• **Given request**
Exact repetition is required: output every record in full.

• **Provided material**
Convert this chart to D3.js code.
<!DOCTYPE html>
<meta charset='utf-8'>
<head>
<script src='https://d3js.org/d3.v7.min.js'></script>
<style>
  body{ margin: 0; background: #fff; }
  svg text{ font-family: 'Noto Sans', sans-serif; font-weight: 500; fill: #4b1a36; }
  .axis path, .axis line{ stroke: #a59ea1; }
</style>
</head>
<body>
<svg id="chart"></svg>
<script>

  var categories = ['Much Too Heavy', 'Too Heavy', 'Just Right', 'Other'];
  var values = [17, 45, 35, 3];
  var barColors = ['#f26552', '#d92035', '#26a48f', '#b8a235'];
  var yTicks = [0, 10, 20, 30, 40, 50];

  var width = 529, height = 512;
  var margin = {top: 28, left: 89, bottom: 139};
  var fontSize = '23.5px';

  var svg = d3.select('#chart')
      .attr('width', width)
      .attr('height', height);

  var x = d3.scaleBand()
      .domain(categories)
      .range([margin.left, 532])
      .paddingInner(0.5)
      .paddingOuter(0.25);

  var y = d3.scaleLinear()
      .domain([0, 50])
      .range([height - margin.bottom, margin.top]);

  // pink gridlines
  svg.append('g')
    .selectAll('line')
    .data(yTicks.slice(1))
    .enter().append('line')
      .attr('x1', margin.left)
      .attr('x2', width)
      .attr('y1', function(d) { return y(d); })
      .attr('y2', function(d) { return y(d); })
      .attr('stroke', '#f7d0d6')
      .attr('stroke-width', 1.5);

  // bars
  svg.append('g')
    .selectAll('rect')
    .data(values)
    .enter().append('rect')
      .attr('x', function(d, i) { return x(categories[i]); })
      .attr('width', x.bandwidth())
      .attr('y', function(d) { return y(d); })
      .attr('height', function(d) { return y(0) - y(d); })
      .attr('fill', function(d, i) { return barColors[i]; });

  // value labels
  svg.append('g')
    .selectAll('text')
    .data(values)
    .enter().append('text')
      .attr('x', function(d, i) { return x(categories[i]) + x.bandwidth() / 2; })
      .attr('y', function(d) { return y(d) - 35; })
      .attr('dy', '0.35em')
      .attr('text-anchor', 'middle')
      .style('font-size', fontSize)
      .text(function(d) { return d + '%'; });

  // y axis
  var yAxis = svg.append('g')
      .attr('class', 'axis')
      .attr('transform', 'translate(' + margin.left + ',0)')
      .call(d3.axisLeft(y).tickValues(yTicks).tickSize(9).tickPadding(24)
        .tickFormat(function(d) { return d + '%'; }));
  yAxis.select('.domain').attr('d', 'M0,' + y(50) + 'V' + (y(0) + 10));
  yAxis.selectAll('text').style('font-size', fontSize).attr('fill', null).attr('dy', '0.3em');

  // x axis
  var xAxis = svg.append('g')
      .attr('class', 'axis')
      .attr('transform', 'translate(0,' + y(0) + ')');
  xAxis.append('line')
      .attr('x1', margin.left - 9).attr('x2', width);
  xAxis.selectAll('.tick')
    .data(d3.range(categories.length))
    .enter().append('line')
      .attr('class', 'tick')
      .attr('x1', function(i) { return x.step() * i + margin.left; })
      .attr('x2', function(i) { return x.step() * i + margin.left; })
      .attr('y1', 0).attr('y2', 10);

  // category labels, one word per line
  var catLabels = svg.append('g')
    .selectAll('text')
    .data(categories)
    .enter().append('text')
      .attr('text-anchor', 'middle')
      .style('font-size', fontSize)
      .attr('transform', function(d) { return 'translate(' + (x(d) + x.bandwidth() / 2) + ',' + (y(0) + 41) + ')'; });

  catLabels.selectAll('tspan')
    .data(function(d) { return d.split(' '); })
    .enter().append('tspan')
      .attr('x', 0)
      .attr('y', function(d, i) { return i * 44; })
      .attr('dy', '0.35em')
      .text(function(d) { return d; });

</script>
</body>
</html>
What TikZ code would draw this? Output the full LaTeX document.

• **Result of this task**
Convert this chart to D3.js code.
<!DOCTYPE html>
<meta charset='utf-8'>
<head>
<script src='https://d3js.org/d3.v7.min.js'></script>
<style>
  body{ margin: 0; background: #fff; }
  svg text{ font-family: 'Noto Sans', sans-serif; font-weight: 500; fill: #4b1a36; }
  .axis path, .axis line{ stroke: #a59ea1; }
</style>
</head>
<body>
<svg id="chart"></svg>
<script>

  var categories = ['Much Too Heavy', 'Too Heavy', 'Just Right', 'Other'];
  var values = [17, 45, 35, 3];
  var barColors = ['#f26552', '#d92035', '#26a48f', '#b8a235'];
  var yTicks = [0, 10, 20, 30, 40, 50];

  var width = 529, height = 512;
  var margin = {top: 28, left: 89, bottom: 139};
  var fontSize = '23.5px';

  var svg = d3.select('#chart')
      .attr('width', width)
      .attr('height', height);

  var x = d3.scaleBand()
      .domain(categories)
      .range([margin.left, 532])
      .paddingInner(0.5)
      .paddingOuter(0.25);

  var y = d3.scaleLinear()
      .domain([0, 50])
      .range([height - margin.bottom, margin.top]);

  // pink gridlines
  svg.append('g')
    .selectAll('line')
    .data(yTicks.slice(1))
    .enter().append('line')
      .attr('x1', margin.left)
      .attr('x2', width)
      .attr('y1', function(d) { return y(d); })
      .attr('y2', function(d) { return y(d); })
      .attr('stroke', '#f7d0d6')
      .attr('stroke-width', 1.5);

  // bars
  svg.append('g')
    .selectAll('rect')
    .data(values)
    .enter().append('rect')
      .attr('x', function(d, i) { return x(categories[i]); })
      .attr('width', x.bandwidth())
      .attr('y', function(d) { return y(d); })
      .attr('height', function(d) { return y(0) - y(d); })
      .attr('fill', function(d, i) { return barColors[i]; });

  // value labels
  svg.append('g')
    .selectAll('text')
    .data(values)
    .enter().append('text')
      .attr('x', function(d, i) { return x(categories[i]) + x.bandwidth() / 2; })
      .attr('y', function(d) { return y(d) - 35; })
      .attr('dy', '0.35em')
      .attr('text-anchor', 'middle')
      .style('font-size', fontSize)
      .text(function(d) { return d + '%'; });

  // y axis
  var yAxis = svg.append('g')
      .attr('class', 'axis')
      .attr('transform', 'translate(' + margin.left + ',0)')
      .call(d3.axisLeft(y).tickValues(yTicks).tickSize(9).tickPadding(24)
        .tickFormat(function(d) { return d + '%'; }));
  yAxis.select('.domain').attr('d', 'M0,' + y(50) + 'V' + (y(0) + 10));
  yAxis.selectAll('text').style('font-size', fontSize).attr('fill', null).attr('dy', '0.3em');

  // x axis
  var xAxis = svg.append('g')
      .attr('class', 'axis')
      .attr('transform', 'translate(0,' + y(0) + ')');
  xAxis.append('line')
      .attr('x1', margin.left - 9).attr('x2', width);
  xAxis.selectAll('.tick')
    .data(d3.range(categories.length))
    .enter().append('line')
      .attr('class', 'tick')
      .attr('x1', function(i) { return x.step() * i + margin.left; })
      .attr('x2', function(i) { return x.step() * i + margin.left; })
      .attr('y1', 0).attr('y2', 10);

  // category labels, one word per line
  var catLabels = svg.append('g')
    .selectAll('text')
    .data(categories)
    .enter().append('text')
      .attr('text-anchor', 'middle')
      .style('font-size', fontSize)
      .attr('transform', function(d) { return 'translate(' + (x(d) + x.bandwidth() / 2) + ',' + (y(0) + 41) + ')'; });

  catLabels.selectAll('tspan')
    .data(function(d) { return d.split(' '); })
    .enter().append('tspan')
      .attr('x', 0)
      .attr('y', function(d, i) { return i * 44; })
      .attr('dy', '0.35em')
      .text(function(d) { return d; });

</script>
</body>
</html>
What TikZ code would draw this? Output the full LaTeX document.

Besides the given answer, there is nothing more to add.